Directive: Print verbatim the opening line of the material and every subsequent line through the one containing "const SEC_START = -0.1, SEC_BIN".

Dataset section:
------------------------------

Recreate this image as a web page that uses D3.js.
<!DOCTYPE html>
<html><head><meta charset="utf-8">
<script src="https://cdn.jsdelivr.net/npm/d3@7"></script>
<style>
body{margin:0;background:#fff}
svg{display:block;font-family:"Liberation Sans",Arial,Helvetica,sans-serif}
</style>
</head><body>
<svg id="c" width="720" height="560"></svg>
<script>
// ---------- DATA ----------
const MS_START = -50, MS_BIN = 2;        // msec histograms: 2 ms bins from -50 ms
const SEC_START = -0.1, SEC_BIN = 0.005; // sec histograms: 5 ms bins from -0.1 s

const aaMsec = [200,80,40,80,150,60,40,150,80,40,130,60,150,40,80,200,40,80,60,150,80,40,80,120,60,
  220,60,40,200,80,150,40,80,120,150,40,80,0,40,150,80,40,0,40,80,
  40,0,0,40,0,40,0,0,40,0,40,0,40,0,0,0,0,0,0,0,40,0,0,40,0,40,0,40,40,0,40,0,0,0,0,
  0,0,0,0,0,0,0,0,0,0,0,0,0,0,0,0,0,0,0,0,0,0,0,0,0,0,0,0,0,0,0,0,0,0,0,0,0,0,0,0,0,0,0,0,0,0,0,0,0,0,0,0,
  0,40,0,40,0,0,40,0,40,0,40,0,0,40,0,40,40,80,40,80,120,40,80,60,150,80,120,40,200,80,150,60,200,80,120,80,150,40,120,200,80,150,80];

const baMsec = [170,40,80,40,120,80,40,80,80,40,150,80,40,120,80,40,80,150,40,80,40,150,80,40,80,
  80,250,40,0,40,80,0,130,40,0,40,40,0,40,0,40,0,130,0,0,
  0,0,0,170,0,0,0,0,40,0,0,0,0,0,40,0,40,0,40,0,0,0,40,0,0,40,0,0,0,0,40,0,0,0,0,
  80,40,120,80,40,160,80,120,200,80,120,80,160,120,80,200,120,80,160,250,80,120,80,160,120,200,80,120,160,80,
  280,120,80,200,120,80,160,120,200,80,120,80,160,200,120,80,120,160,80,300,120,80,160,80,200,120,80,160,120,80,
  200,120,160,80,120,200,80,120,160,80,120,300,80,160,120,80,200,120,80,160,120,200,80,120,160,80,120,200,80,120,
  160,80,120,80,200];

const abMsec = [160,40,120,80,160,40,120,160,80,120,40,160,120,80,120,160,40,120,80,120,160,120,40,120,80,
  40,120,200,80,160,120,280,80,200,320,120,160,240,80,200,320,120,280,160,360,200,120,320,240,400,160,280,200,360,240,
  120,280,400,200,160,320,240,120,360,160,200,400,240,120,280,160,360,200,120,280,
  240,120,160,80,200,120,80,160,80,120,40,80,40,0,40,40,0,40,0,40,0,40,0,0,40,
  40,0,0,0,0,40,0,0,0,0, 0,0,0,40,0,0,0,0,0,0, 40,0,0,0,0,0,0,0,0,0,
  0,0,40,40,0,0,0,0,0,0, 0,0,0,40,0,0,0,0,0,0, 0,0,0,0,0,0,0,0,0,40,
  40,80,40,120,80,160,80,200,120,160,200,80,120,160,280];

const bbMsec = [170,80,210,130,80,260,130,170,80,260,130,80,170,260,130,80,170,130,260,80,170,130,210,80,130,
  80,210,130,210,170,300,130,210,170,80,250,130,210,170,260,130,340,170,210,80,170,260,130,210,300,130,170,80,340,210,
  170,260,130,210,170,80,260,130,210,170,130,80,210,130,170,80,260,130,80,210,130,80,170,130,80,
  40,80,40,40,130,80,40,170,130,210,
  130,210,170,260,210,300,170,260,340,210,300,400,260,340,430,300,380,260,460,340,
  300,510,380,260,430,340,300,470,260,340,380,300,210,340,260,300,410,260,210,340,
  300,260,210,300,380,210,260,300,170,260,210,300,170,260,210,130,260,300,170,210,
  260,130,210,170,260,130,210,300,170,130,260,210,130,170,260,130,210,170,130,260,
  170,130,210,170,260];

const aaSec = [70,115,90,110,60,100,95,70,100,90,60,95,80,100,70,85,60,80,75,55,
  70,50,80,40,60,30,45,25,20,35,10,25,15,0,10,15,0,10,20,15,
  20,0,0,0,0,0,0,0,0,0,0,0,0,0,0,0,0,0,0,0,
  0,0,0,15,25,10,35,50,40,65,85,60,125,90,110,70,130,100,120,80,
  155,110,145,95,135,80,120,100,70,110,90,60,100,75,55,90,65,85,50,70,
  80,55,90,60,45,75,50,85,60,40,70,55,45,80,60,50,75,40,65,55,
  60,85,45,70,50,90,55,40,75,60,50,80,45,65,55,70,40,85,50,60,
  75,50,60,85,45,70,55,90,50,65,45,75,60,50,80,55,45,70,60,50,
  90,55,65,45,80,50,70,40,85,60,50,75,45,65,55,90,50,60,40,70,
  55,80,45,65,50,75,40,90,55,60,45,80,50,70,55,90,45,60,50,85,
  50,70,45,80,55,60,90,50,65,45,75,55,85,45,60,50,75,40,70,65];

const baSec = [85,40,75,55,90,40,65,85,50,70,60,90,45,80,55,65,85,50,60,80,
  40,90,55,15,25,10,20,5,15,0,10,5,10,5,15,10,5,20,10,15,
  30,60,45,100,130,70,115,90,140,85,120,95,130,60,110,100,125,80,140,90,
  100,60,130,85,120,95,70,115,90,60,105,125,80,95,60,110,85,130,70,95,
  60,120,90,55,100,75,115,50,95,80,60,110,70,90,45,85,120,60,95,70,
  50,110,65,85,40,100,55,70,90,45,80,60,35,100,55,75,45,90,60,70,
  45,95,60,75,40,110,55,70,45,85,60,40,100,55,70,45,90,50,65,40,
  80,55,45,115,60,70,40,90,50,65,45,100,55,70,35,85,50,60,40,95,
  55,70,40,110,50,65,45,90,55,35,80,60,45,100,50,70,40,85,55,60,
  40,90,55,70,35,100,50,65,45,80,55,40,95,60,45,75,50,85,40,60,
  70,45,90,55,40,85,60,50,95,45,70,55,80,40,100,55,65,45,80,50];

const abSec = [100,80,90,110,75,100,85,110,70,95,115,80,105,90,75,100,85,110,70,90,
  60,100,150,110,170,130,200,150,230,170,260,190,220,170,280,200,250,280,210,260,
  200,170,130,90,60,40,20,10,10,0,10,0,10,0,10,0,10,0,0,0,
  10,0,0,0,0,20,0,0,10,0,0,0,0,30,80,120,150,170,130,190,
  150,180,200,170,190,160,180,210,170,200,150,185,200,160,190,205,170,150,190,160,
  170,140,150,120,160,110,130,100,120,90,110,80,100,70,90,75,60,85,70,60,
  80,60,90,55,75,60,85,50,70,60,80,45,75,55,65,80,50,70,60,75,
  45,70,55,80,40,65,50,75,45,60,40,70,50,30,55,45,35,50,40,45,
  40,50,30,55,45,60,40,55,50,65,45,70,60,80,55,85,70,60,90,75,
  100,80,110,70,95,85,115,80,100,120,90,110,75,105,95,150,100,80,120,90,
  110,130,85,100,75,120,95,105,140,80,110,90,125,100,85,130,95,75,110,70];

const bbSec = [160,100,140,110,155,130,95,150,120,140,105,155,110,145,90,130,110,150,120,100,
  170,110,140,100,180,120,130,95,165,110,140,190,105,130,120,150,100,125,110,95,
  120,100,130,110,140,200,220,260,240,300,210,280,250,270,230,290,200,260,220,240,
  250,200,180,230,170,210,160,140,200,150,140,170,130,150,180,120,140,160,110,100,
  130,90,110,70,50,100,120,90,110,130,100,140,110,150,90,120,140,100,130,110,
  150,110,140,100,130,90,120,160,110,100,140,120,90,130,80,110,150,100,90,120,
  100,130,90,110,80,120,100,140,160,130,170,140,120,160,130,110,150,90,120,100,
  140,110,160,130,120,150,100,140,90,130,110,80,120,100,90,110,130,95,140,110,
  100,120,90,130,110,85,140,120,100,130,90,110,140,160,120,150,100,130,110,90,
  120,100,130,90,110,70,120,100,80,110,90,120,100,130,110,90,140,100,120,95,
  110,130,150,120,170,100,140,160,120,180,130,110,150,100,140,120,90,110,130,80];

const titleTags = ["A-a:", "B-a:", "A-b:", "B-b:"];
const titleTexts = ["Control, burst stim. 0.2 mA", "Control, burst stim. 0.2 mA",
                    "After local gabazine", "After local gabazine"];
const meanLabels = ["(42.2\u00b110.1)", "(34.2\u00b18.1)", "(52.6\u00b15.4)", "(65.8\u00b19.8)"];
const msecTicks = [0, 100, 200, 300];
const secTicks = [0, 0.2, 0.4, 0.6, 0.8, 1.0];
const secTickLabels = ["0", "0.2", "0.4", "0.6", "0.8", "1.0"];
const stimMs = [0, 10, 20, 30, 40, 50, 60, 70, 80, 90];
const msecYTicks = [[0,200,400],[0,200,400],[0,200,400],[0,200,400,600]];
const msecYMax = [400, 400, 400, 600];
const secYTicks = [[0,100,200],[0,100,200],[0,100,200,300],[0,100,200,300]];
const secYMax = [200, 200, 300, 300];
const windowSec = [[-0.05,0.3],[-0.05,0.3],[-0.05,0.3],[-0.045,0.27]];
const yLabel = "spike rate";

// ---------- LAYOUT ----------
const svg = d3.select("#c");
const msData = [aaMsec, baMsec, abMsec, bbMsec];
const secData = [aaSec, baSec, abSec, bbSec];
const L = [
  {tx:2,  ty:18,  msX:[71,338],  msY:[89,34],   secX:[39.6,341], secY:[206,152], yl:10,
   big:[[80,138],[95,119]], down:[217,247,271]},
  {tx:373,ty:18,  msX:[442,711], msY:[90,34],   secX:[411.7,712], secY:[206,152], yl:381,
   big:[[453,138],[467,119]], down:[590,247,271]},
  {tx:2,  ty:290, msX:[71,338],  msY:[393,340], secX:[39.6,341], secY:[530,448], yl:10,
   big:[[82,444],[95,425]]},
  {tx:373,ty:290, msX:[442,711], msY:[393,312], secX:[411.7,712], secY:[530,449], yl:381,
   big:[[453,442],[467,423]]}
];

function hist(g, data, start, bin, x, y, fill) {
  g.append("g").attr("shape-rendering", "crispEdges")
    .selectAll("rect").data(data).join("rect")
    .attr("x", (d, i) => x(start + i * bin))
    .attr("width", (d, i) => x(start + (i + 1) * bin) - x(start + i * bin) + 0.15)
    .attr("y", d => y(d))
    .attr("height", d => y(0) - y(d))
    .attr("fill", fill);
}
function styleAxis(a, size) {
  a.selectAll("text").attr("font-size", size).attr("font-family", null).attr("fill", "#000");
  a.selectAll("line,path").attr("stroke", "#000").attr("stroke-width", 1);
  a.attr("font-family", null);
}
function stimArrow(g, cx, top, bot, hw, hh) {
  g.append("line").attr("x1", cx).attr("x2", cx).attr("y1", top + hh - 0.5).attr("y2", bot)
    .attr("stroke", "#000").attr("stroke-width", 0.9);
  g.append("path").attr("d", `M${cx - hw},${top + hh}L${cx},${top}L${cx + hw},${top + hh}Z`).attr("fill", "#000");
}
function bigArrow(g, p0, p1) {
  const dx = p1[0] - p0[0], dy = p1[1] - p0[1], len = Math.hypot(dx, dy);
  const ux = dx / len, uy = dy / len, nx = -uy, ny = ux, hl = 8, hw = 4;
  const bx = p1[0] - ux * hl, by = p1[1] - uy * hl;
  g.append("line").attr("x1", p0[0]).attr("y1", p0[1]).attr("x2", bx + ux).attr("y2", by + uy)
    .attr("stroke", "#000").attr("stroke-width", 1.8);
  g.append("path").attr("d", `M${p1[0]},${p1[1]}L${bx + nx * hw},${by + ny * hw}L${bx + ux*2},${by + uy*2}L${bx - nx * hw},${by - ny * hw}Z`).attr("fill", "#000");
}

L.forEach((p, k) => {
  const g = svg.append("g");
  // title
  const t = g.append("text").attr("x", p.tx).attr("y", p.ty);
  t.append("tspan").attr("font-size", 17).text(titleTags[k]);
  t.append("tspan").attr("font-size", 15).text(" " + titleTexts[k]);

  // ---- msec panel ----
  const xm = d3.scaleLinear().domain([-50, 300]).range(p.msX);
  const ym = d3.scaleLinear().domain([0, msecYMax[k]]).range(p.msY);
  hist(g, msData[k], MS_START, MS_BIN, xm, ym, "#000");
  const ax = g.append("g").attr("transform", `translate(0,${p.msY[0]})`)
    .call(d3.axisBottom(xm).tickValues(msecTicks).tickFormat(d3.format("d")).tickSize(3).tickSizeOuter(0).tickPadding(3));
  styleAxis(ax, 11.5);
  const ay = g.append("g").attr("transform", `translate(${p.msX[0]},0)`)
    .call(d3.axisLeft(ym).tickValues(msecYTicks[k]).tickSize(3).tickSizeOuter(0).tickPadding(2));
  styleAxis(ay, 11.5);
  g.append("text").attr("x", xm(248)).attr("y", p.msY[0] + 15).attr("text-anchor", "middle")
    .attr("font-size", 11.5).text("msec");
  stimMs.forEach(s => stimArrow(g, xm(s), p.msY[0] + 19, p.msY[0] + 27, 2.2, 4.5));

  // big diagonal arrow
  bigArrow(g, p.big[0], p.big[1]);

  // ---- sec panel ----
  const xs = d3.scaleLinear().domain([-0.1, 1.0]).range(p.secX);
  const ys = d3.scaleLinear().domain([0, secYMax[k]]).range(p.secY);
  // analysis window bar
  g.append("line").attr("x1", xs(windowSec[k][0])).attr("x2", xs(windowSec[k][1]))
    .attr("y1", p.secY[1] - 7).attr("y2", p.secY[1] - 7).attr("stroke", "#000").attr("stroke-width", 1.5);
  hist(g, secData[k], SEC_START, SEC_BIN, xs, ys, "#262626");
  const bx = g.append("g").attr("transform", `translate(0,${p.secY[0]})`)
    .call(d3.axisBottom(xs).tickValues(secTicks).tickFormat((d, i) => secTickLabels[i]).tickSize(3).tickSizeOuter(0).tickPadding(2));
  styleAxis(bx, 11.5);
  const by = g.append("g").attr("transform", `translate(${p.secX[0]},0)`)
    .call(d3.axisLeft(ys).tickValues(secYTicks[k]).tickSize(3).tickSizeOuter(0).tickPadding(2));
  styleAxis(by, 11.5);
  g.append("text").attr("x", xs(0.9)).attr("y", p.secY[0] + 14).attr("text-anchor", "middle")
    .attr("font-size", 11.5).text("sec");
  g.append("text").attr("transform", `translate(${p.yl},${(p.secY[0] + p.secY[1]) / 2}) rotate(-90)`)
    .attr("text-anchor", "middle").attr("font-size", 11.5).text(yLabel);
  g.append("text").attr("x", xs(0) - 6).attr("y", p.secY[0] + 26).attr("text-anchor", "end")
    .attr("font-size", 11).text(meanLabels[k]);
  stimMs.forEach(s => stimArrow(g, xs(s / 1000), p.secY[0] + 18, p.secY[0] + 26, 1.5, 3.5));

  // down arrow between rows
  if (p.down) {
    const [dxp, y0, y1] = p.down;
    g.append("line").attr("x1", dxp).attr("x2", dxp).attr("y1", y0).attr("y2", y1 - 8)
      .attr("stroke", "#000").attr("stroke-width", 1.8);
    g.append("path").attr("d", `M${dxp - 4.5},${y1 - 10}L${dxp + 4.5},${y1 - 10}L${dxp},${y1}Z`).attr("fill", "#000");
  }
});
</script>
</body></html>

------------------------------

Answer to this problem:
Recreate this image as a web page that uses D3.js.
<!DOCTYPE html>
<html><head><meta charset="utf-8">
<script src="https://cdn.jsdelivr.net/npm/d3@7"></script>
<style>
body{margin:0;background:#fff}
svg{display:block;font-family:"Liberation Sans",Arial,Helvetica,sans-serif}
</style>
</head><body>
<svg id="c" width="720" height="560"></svg>
<script>
// ---------- DATA ----------
const MS_START = -50, MS_BIN = 2;        // msec histograms: 2 ms bins from -50 ms
const SEC_START = -0.1, SEC_BIN = 0.005; // sec histograms: 5 ms bins from -0.1 s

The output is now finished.